**MATERIAL PROVIDED:**
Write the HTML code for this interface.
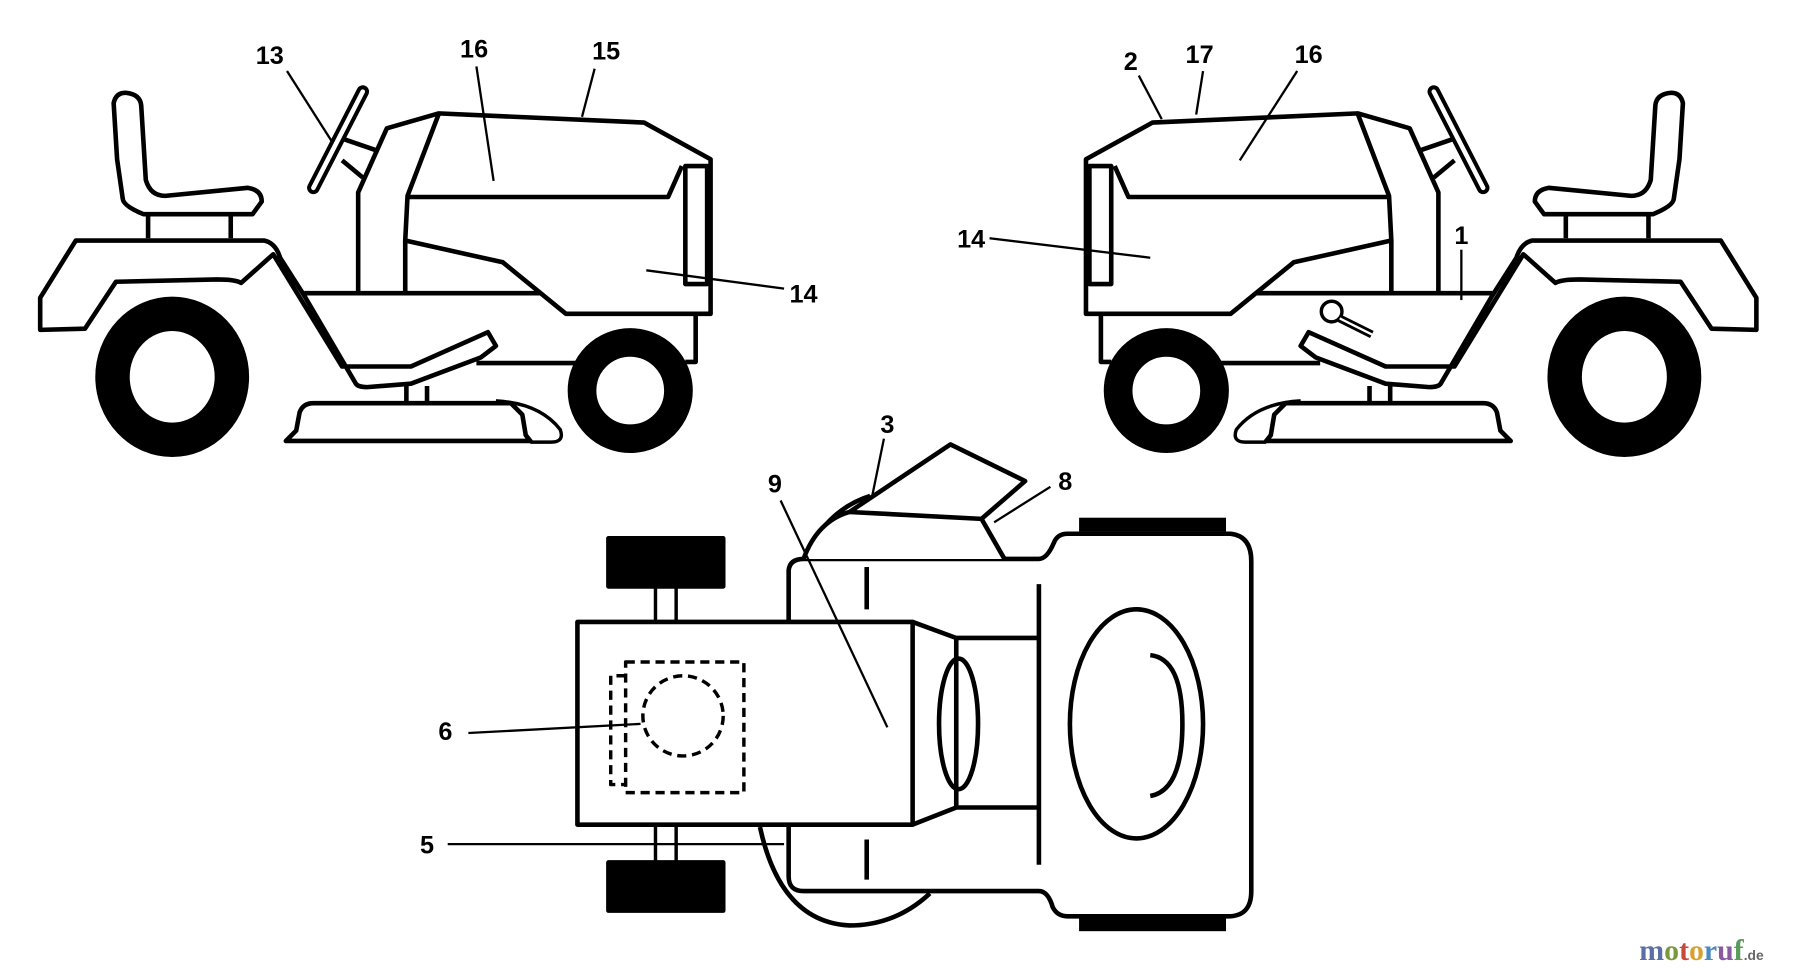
<!DOCTYPE html>
<html><head><style>html,body{margin:0;padding:0;background:#fff;overflow:hidden}svg{display:block}</style></head><body>
<svg width="1800" height="977" viewBox="0 0 1568 853" preserveAspectRatio="none" xmlns="http://www.w3.org/2000/svg">
<defs>
<g id="trac" fill="none" stroke="#000" stroke-width="4" stroke-linejoin="round">
 <path d="M102,139 L99,90 Q101,81 109,81 Q122,82 123,92 L127,157 Q131,171 144,171 L216,164 Q228,166 228,176 L220,187 L125,187 Q108,180 107,174 Z" fill="#fff"/>
 <line x1="129" y1="187" x2="129" y2="208"/><line x1="201" y1="187" x2="201" y2="208"/>
 <path d="M35,288 L35,260 L66,210 L230,210 Q240,212 244,225 L265,258 L310,335 Q312,338 320,338 L358,335 L419,312 L432,302 L425,290 L358,320 L298,320 L238,222 L210,247 Q205,244 189,244 L101,246 L74,287 Z" fill="#fff"/>
 <line x1="273" y1="164" x2="316" y2="80" stroke-width="11" stroke-linecap="round"/>
 <line x1="273" y1="164" x2="316" y2="80" stroke="#fff" stroke-width="4" stroke-linecap="round"/>
 <line x1="298" y1="121" x2="330" y2="132"/><line x1="298" y1="140" x2="316" y2="155"/>
 <path d="M312,256 L312,168 L337,112 L382,99 L561,107 L619,139 L619,274 L493,274 L438,229 L353,210 L355,171 L382,100"/>
 <line x1="353" y1="210" x2="353" y2="256"/>
 <path d="M355,172 L582,172 L594,145"/>
 <rect x="597" y="145" width="19" height="103"/>
 <line x1="265" y1="256" x2="470" y2="256"/>
 <path d="M606,274 L606,316 L597,316 M415,317 L520,317"/>
 <ellipse cx="150" cy="329" rx="52" ry="55" stroke-width="30" fill="#fff"/>
 <ellipse cx="549" cy="341" rx="42" ry="42" stroke-width="25" fill="#fff"/>
 <line x1="354" y1="337" x2="354" y2="352"/><line x1="372" y1="337" x2="372" y2="352"/>
 <path d="M249,385 L258,376 L261,360 Q264,352 273,352 L445,352 L455,362 L458,380 L462,385 Z" fill="#fff"/>
 <path d="M432,350 Q470,352 488,375 Q492,386 480,386 L462,386" stroke-width="3"/>
</g>
</defs>
<rect width="1568" height="853" fill="#fff"/>
<use href="#trac"/>
<use href="#trac" transform="translate(1565,0) scale(-1,1)"/>
<g fill="none" stroke="#000" stroke-width="4">
 <circle cx="1160" cy="272" r="9" fill="#fff" stroke-width="3"/>
 <line x1="1167" y1="278" x2="1195" y2="292" stroke-width="7"/>
 <line x1="1167" y1="278" x2="1195" y2="292" stroke="#fff" stroke-width="2"/>
</g>
<g fill="none" stroke="#000" stroke-width="4" stroke-linejoin="round">
 <path d="M700,488 Q720,445 758,433 M810,780 Q780,808 740,808 Q680,805 662,722"/>
 <path d="M687,543 L687,498 Q688,488 700,488 L905,488 Q912,488 918,474 Q921,466 930,466 L1072,466 Q1090,468 1090,490 L1090,778 Q1090,800 1070,800 L930,800 Q921,800 917,792 Q913,778 905,778 L700,778 Q687,778 687,765 L687,720"/>
 <rect x="503" y="543" width="292" height="177" fill="#fff"/>
 <rect x="530" y="470" width="100" height="42" fill="#000"/>
 <rect x="530" y="753" width="100" height="42" fill="#000"/>
 <rect x="940" y="452" width="128" height="12" fill="#000" stroke="none"/>
 <rect x="940" y="801" width="128" height="12" fill="#000" stroke="none"/>
 <path d="M571,512 V543 M589,512 V543 M571,720 V753 M589,720 V753" stroke-width="3"/>
 <path d="M795,543 L833,557 L833,705 L795,720 M833,557 L905,557 M833,705 L905,705"/>
 <ellipse cx="835" cy="632" rx="17" ry="57"/>
 <line x1="905" y1="510" x2="905" y2="755"/>
 <path d="M755,495 V532 M755,733 V768"/>
 <ellipse cx="990" cy="632" rx="58" ry="100"/>
 <path d="M1002,572 Q1030,575 1030,632 Q1030,690 1002,695"/>
 <path d="M700,488 Q712,455 740,447 L855,453 L875,488 M740,447 L828,388 L893,420 L855,453" fill="#fff"/>
 <g stroke-dasharray="8,5" stroke-width="3">
  <rect x="545" y="578" width="103" height="114"/>
  <circle cx="595" cy="625" r="35"/>
  <path d="M545,590 H532 V685 H545"/>
 </g>
</g>
<g stroke="#000" stroke-width="2" fill="none">
 <line x1="250" y1="62" x2="290" y2="125"/>
 <line x1="415" y1="58" x2="430" y2="158"/>
 <line x1="518" y1="60" x2="507" y2="102"/>
 <line x1="563" y1="236" x2="683" y2="252"/>
 <line x1="992" y1="66" x2="1012" y2="104"/>
 <line x1="1048" y1="62" x2="1042" y2="100"/>
 <line x1="1130" y1="62" x2="1080" y2="140"/>
 <line x1="862" y1="208" x2="1002" y2="225"/>
 <line x1="1273" y1="218" x2="1273" y2="262"/>
 <line x1="770" y1="383" x2="760" y2="432"/>
 <line x1="680" y1="437" x2="773" y2="635"/>
 <line x1="915" y1="425" x2="866" y2="456"/>
 <line x1="408" y1="640" x2="558" y2="632"/>
 <line x1="390" y1="737" x2="683" y2="737"/>
</g>
<g font-family="Liberation Sans, sans-serif" font-weight="bold" font-size="22" text-anchor="middle">
 <text x="235" y="56">13</text><text x="413" y="50">16</text><text x="528" y="52">15</text>
 <text x="700" y="264">14</text><text x="985" y="61">2</text><text x="1045" y="55">17</text>
 <text x="1140" y="55">16</text><text x="846" y="216">14</text><text x="1273" y="213">1</text>
 <text x="773" y="378">3</text><text x="675" y="430">9</text><text x="928" y="428">8</text>
 <text x="388" y="646">6</text><text x="372" y="745">5</text>
</g>
<text x="1428" y="838" font-family="Liberation Serif, serif" font-weight="bold" font-size="26"><tspan fill="#5a6fa8">m</tspan><tspan fill="#7a9a3a">o</tspan><tspan fill="#c84a3a">t</tspan><tspan fill="#d8a030">o</tspan><tspan fill="#4a8ac0">r</tspan><tspan fill="#8a5aa0">u</tspan><tspan fill="#5a9a5a">f</tspan><tspan fill="#666" font-size="12" font-family="Liberation Sans, sans-serif">.de</tspan></text>
</svg>
</body></html>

**EXERCISE DIRECTIONS:** Keep the pictures out of the copy and write out the data exactly as it stands.

**RESPONSE:**
Write the HTML code for this interface.
<!DOCTYPE html>
<html><head><style>html,body{margin:0;padding:0;background:#fff;overflow:hidden}svg{display:block}</style></head><body>
<svg width="1800" height="977" viewBox="0 0 1568 853" preserveAspectRatio="none" xmlns="http://www.w3.org/2000/svg">
<defs>
<g id="trac" fill="none" stroke="#000" stroke-width="4" stroke-linejoin="round">
 <path d="M102,139 L99,90 Q101,81 109,81 Q122,82 123,92 L127,157 Q131,171 144,171 L216,164 Q228,166 228,176 L220,187 L125,187 Q108,180 107,174 Z" fill="#fff"/>
 <line x1="129" y1="187" x2="129" y2="208"/><line x1="201" y1="187" x2="201" y2="208"/>
 <path d="M35,288 L35,260 L66,210 L230,210 Q240,212 244,225 L265,258 L310,335 Q312,338 320,338 L358,335 L419,312 L432,302 L425,290 L358,320 L298,320 L238,222 L210,247 Q205,244 189,244 L101,246 L74,287 Z" fill="#fff"/>
 <line x1="273" y1="164" x2="316" y2="80" stroke-width="11" stroke-linecap="round"/>
 <line x1="273" y1="164" x2="316" y2="80" stroke="#fff" stroke-width="4" stroke-linecap="round"/>
 <line x1="298" y1="121" x2="330" y2="132"/><line x1="298" y1="140" x2="316" y2="155"/>
 <path d="M312,256 L312,168 L337,112 L382,99 L561,107 L619,139 L619,274 L493,274 L438,229 L353,210 L355,171 L382,100"/>
 <line x1="353" y1="210" x2="353" y2="256"/>
 <path d="M355,172 L582,172 L594,145"/>
 <rect x="597" y="145" width="19" height="103"/>
 <line x1="265" y1="256" x2="470" y2="256"/>
 <path d="M606,274 L606,316 L597,316 M415,317 L520,317"/>
 <ellipse cx="150" cy="329" rx="52" ry="55" stroke-width="30" fill="#fff"/>
 <ellipse cx="549" cy="341" rx="42" ry="42" stroke-width="25" fill="#fff"/>
 <line x1="354" y1="337" x2="354" y2="352"/><line x1="372" y1="337" x2="372" y2="352"/>
 <path d="M249,385 L258,376 L261,360 Q264,352 273,352 L445,352 L455,362 L458,380 L462,385 Z" fill="#fff"/>
 <path d="M432,350 Q470,352 488,375 Q492,386 480,386 L462,386" stroke-width="3"/>
</g>
</defs>
<rect width="1568" height="853" fill="#fff"/>
<use href="#trac"/>
<use href="#trac" transform="translate(1565,0) scale(-1,1)"/>
<g fill="none" stroke="#000" stroke-width="4">
 <circle cx="1160" cy="272" r="9" fill="#fff" stroke-width="3"/>
 <line x1="1167" y1="278" x2="1195" y2="292" stroke-width="7"/>
 <line x1="1167" y1="278" x2="1195" y2="292" stroke="#fff" stroke-width="2"/>
</g>
<g fill="none" stroke="#000" stroke-width="4" stroke-linejoin="round">
 <path d="M700,488 Q720,445 758,433 M810,780 Q780,808 740,808 Q680,805 662,722"/>
 <path d="M687,543 L687,498 Q688,488 700,488 L905,488 Q912,488 918,474 Q921,466 930,466 L1072,466 Q1090,468 1090,490 L1090,778 Q1090,800 1070,800 L930,800 Q921,800 917,792 Q913,778 905,778 L700,778 Q687,778 687,765 L687,720"/>
 <rect x="503" y="543" width="292" height="177" fill="#fff"/>
 <rect x="530" y="470" width="100" height="42" fill="#000"/>
 <rect x="530" y="753" width="100" height="42" fill="#000"/>
 <rect x="940" y="452" width="128" height="12" fill="#000" stroke="none"/>
 <rect x="940" y="801" width="128" height="12" fill="#000" stroke="none"/>
 <path d="M571,512 V543 M589,512 V543 M571,720 V753 M589,720 V753" stroke-width="3"/>
 <path d="M795,543 L833,557 L833,705 L795,720 M833,557 L905,557 M833,705 L905,705"/>
 <ellipse cx="835" cy="632" rx="17" ry="57"/>
 <line x1="905" y1="510" x2="905" y2="755"/>
 <path d="M755,495 V532 M755,733 V768"/>
 <ellipse cx="990" cy="632" rx="58" ry="100"/>
 <path d="M1002,572 Q1030,575 1030,632 Q1030,690 1002,695"/>
 <path d="M700,488 Q712,455 740,447 L855,453 L875,488 M740,447 L828,388 L893,420 L855,453" fill="#fff"/>
 <g stroke-dasharray="8,5" stroke-width="3">
  <rect x="545" y="578" width="103" height="114"/>
  <circle cx="595" cy="625" r="35"/>
  <path d="M545,590 H532 V685 H545"/>
 </g>
</g>
<g stroke="#000" stroke-width="2" fill="none">
 <line x1="250" y1="62" x2="290" y2="125"/>
 <line x1="415" y1="58" x2="430" y2="158"/>
 <line x1="518" y1="60" x2="507" y2="102"/>
 <line x1="563" y1="236" x2="683" y2="252"/>
 <line x1="992" y1="66" x2="1012" y2="104"/>
 <line x1="1048" y1="62" x2="1042" y2="100"/>
 <line x1="1130" y1="62" x2="1080" y2="140"/>
 <line x1="862" y1="208" x2="1002" y2="225"/>
 <line x1="1273" y1="218" x2="1273" y2="262"/>
 <line x1="770" y1="383" x2="760" y2="432"/>
 <line x1="680" y1="437" x2="773" y2="635"/>
 <line x1="915" y1="425" x2="866" y2="456"/>
 <line x1="408" y1="640" x2="558" y2="632"/>
 <line x1="390" y1="737" x2="683" y2="737"/>
</g>
<g font-family="Liberation Sans, sans-serif" font-weight="bold" font-size="22" text-anchor="middle">
 <text x="235" y="56">13</text><text x="413" y="50">16</text><text x="528" y="52">15</text>
 <text x="700" y="264">14</text><text x="985" y="61">2</text><text x="1045" y="55">17</text>
 <text x="1140" y="55">16</text><text x="846" y="216">14</text><text x="1273" y="213">1</text>
 <text x="773" y="378">3</text><text x="675" y="430">9</text><text x="928" y="428">8</text>
 <text x="388" y="646">6</text><text x="372" y="745">5</text>
</g>
<text x="1428" y="838" font-family="Liberation Serif, serif" font-weight="bold" font-size="26"><tspan fill="#5a6fa8">m</tspan><tspan fill="#7a9a3a">o</tspan><tspan fill="#c84a3a">t</tspan><tspan fill="#d8a030">o</tspan><tspan fill="#4a8ac0">r</tspan><tspan fill="#8a5aa0">u</tspan><tspan fill="#5a9a5a">f</tspan><tspan fill="#666" font-size="12" font-family="Liberation Sans, sans-serif">.de</tspan></text>
</svg>
</body></html>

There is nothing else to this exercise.